The Spokane Falls and its surroundings were a gathering place and focus for settlement for the area’s indigenous people due to the fertile hunting grounds and abundance of salmon in the Spokane River. The first humans to arrive in the Spokane area arrived between twelve thousand and eight thousand years ago and were hunter-gatherer societies that lived off the plentiful game in the area. Initially, the settlers hunted predominantly bison and antelope, but after the game migrated out of the region, the native people became dependent on gathering roots, berries, and fish.[1] The Spokane tribe, after which the city is named, are believed to be either direct descendants of the original hunter-gatherers that settled in the region, or descendants of tribes from the Great Plains.[1] When asked, by early white explorers, the tribe said their ancestors came from “Up North”.[1] The Spokane Falls were the tribe’s center of trade and fishing. The Spokane consisted of three bands that lived along the Spokane River.[2] The Spokane people shared their culture and Salishan language with several other tribes, including the Coeur d’ Alenes, Kalispels, Pend Oreilles, Flatheads, Kootenays, and Colvilles among others.[2]

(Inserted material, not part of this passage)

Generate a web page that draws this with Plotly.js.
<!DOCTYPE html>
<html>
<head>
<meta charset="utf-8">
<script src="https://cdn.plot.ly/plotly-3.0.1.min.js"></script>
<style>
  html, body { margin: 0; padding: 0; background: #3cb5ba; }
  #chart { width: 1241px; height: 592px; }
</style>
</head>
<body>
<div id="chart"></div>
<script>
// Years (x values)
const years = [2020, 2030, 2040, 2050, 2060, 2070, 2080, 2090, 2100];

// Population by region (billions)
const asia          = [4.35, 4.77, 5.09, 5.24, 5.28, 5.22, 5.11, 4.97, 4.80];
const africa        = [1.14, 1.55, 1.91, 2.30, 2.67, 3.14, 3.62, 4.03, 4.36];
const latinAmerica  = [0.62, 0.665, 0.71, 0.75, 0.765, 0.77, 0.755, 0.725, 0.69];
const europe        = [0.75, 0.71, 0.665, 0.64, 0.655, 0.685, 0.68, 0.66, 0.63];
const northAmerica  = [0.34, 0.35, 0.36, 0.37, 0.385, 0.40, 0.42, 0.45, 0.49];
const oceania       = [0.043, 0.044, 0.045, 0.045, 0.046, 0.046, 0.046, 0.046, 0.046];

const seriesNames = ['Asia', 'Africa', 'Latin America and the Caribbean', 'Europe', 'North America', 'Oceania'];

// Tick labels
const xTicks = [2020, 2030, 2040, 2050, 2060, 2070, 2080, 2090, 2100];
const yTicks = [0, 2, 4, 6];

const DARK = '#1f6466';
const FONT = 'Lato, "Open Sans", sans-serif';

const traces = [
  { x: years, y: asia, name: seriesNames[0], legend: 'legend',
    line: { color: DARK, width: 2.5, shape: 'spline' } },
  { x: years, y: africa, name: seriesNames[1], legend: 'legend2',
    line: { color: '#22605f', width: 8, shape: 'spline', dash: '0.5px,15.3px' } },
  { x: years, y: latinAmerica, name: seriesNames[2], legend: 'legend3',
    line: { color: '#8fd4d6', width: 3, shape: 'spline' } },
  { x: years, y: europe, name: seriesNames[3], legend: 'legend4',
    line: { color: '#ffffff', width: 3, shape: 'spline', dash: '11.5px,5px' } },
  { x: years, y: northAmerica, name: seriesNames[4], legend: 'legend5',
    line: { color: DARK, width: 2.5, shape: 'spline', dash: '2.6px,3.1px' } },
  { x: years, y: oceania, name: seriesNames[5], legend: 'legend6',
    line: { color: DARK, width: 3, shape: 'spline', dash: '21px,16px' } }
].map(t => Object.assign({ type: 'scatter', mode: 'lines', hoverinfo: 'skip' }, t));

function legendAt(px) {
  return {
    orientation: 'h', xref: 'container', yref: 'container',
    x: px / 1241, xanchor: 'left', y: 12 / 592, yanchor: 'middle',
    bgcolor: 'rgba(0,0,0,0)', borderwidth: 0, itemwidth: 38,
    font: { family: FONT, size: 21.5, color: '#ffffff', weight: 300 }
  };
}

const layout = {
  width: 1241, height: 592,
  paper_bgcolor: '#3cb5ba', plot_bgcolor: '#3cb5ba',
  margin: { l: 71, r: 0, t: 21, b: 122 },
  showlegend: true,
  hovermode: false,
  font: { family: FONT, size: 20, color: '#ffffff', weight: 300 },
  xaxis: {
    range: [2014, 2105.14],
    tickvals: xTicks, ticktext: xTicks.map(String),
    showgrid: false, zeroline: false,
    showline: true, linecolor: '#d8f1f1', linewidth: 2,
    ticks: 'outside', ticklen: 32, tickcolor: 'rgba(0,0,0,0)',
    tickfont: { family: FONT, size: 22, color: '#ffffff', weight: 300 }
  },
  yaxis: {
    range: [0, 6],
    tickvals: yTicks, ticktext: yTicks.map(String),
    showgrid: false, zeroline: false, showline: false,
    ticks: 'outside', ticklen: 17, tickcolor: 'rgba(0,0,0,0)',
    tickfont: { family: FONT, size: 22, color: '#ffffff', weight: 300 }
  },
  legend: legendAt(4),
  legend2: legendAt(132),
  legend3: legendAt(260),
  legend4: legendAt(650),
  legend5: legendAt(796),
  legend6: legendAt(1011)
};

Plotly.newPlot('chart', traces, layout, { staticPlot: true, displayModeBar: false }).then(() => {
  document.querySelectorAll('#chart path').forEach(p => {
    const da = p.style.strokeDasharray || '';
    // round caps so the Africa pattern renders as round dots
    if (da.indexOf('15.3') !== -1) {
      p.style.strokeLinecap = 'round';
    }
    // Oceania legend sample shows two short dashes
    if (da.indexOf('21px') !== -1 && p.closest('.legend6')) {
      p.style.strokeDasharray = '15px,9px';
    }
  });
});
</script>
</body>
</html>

Early in the 19th century, the Northwest Fur Company sent two white fur trappers west of the Rocky Mountains to search for fur.[3] They were friendly with the native people they encountered.[4] The trappers became the first two white men met by the Spokane tribe, who believed them to be Sama, or sacred, and set the trappers up in the Colville River valley for the winter.[5] The tribe discovered the men brought no “big magic” to the tribe as their members had continued to die from small pox, which had first struck the tribe in an epidemic in 1782 and wiped out as much as half the tribes pre-epidemic numbers.[5][6]